■ Supplied material
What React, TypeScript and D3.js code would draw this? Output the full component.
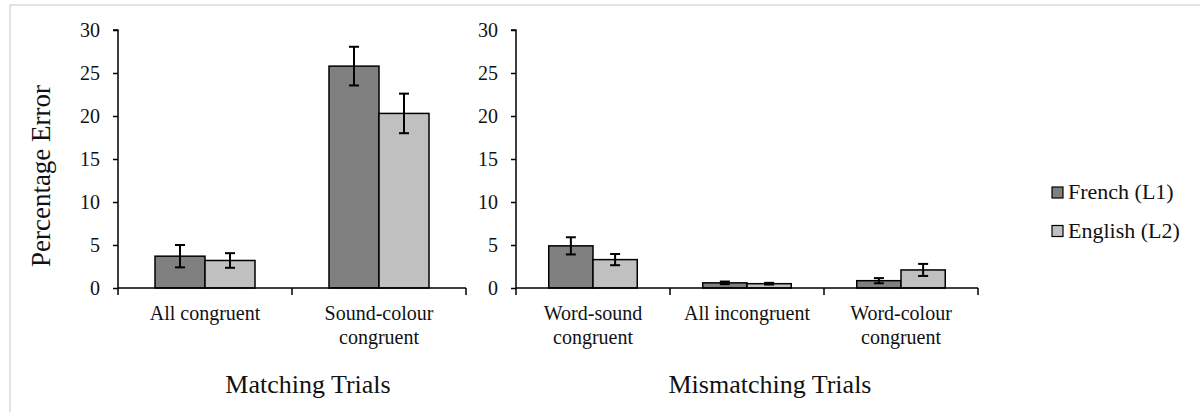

==

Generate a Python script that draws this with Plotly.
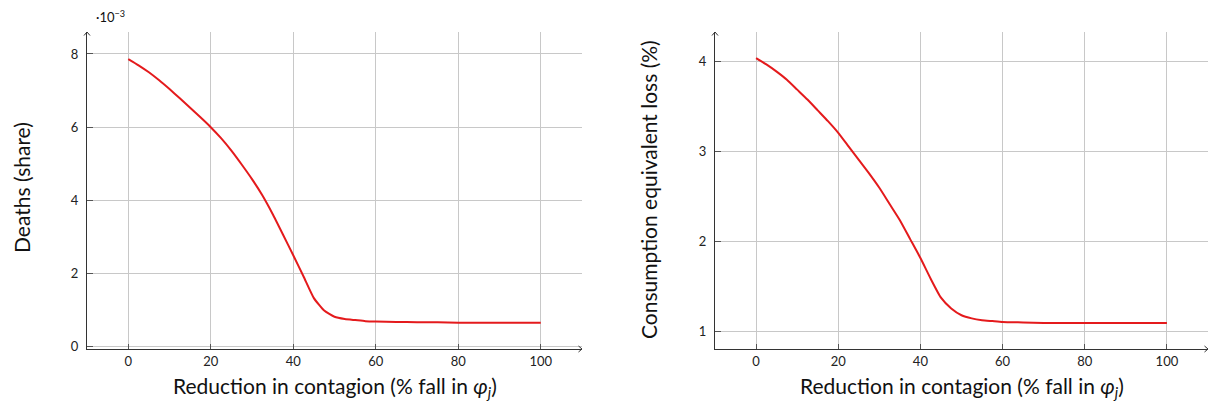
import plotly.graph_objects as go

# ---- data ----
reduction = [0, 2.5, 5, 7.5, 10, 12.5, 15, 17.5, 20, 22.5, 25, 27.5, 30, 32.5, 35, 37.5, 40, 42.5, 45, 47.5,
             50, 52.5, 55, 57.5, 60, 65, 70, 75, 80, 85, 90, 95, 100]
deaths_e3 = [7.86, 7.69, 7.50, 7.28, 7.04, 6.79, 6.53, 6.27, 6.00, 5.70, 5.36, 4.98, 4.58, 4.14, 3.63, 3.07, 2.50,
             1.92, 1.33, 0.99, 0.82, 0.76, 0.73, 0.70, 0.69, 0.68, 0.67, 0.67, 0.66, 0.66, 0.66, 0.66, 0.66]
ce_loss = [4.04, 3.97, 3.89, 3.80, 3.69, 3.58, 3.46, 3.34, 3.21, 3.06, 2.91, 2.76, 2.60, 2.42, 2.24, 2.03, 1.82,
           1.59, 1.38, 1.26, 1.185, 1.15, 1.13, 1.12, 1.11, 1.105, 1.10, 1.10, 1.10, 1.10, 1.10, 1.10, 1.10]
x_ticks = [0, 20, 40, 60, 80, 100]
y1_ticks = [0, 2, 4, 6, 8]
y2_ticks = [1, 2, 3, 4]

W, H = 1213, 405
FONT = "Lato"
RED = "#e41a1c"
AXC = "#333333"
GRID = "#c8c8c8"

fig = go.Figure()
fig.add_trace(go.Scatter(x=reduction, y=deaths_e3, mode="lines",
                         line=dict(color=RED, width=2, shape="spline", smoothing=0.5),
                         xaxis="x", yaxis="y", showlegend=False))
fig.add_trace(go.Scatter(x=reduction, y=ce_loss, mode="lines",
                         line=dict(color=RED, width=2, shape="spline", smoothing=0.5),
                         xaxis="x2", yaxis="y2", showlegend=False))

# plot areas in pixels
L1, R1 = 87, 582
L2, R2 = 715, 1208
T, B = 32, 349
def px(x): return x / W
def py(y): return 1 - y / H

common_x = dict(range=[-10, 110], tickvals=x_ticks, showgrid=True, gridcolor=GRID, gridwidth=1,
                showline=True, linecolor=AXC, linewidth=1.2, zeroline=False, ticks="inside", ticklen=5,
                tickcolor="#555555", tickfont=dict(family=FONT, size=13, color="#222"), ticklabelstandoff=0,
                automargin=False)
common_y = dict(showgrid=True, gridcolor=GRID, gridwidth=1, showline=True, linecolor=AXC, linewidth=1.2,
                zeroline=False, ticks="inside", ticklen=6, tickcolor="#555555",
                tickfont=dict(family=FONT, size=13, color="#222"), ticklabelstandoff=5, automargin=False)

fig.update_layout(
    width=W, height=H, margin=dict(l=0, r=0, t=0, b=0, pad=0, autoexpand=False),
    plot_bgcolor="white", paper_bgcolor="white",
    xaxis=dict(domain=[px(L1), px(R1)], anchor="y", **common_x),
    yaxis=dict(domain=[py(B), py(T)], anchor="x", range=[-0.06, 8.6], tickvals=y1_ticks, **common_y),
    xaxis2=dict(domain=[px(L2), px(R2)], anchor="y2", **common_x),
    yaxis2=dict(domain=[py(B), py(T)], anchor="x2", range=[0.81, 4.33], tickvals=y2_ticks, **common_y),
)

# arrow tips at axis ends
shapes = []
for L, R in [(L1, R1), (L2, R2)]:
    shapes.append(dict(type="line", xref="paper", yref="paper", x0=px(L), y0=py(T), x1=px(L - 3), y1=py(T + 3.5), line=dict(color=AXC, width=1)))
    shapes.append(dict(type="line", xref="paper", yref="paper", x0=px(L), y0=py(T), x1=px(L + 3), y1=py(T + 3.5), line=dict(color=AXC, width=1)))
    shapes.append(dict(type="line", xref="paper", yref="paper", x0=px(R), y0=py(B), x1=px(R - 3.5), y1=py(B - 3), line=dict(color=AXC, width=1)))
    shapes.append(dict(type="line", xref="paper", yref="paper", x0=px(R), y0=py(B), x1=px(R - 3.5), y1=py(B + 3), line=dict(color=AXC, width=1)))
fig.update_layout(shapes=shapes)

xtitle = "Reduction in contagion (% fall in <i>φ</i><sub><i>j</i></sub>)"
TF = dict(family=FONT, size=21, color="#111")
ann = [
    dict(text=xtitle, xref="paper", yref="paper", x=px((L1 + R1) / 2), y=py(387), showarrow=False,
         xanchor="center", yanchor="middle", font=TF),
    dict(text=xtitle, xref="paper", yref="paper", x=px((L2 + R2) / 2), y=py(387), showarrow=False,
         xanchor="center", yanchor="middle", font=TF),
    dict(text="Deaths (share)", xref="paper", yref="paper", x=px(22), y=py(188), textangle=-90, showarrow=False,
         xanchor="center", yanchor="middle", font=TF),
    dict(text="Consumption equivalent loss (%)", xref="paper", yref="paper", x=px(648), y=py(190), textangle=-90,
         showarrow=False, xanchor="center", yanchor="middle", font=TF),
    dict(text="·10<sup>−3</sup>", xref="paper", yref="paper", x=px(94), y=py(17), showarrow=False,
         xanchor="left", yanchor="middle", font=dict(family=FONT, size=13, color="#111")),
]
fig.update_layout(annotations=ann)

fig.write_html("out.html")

==

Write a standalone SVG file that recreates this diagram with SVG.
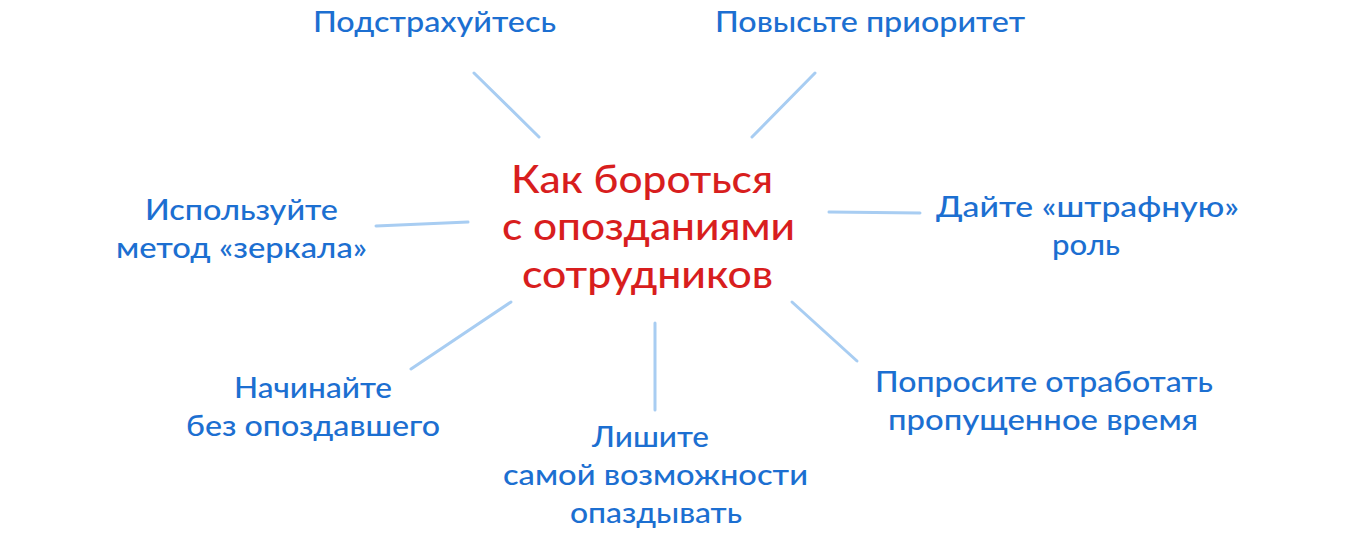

■ Directions for this task
Omit all pictures, then copy the lines between the ones holding "Generate a Python" and "def py(y): return 1 - y / H", inclusive.

■ Result of this task
Generate a Python script that draws this with Plotly.
import plotly.graph_objects as go

# ---- data ----
reduction = [0, 2.5, 5, 7.5, 10, 12.5, 15, 17.5, 20, 22.5, 25, 27.5, 30, 32.5, 35, 37.5, 40, 42.5, 45, 47.5,
             50, 52.5, 55, 57.5, 60, 65, 70, 75, 80, 85, 90, 95, 100]
deaths_e3 = [7.86, 7.69, 7.50, 7.28, 7.04, 6.79, 6.53, 6.27, 6.00, 5.70, 5.36, 4.98, 4.58, 4.14, 3.63, 3.07, 2.50,
             1.92, 1.33, 0.99, 0.82, 0.76, 0.73, 0.70, 0.69, 0.68, 0.67, 0.67, 0.66, 0.66, 0.66, 0.66, 0.66]
ce_loss = [4.04, 3.97, 3.89, 3.80, 3.69, 3.58, 3.46, 3.34, 3.21, 3.06, 2.91, 2.76, 2.60, 2.42, 2.24, 2.03, 1.82,
           1.59, 1.38, 1.26, 1.185, 1.15, 1.13, 1.12, 1.11, 1.105, 1.10, 1.10, 1.10, 1.10, 1.10, 1.10, 1.10]
x_ticks = [0, 20, 40, 60, 80, 100]
y1_ticks = [0, 2, 4, 6, 8]
y2_ticks = [1, 2, 3, 4]

W, H = 1213, 405
FONT = "Lato"
RED = "#e41a1c"
AXC = "#333333"
GRID = "#c8c8c8"

fig = go.Figure()
fig.add_trace(go.Scatter(x=reduction, y=deaths_e3, mode="lines",
                         line=dict(color=RED, width=2, shape="spline", smoothing=0.5),
                         xaxis="x", yaxis="y", showlegend=False))
fig.add_trace(go.Scatter(x=reduction, y=ce_loss, mode="lines",
                         line=dict(color=RED, width=2, shape="spline", smoothing=0.5),
                         xaxis="x2", yaxis="y2", showlegend=False))

# plot areas in pixels
L1, R1 = 87, 582
L2, R2 = 715, 1208
T, B = 32, 349
def px(x): return x / W
def py(y): return 1 - y / H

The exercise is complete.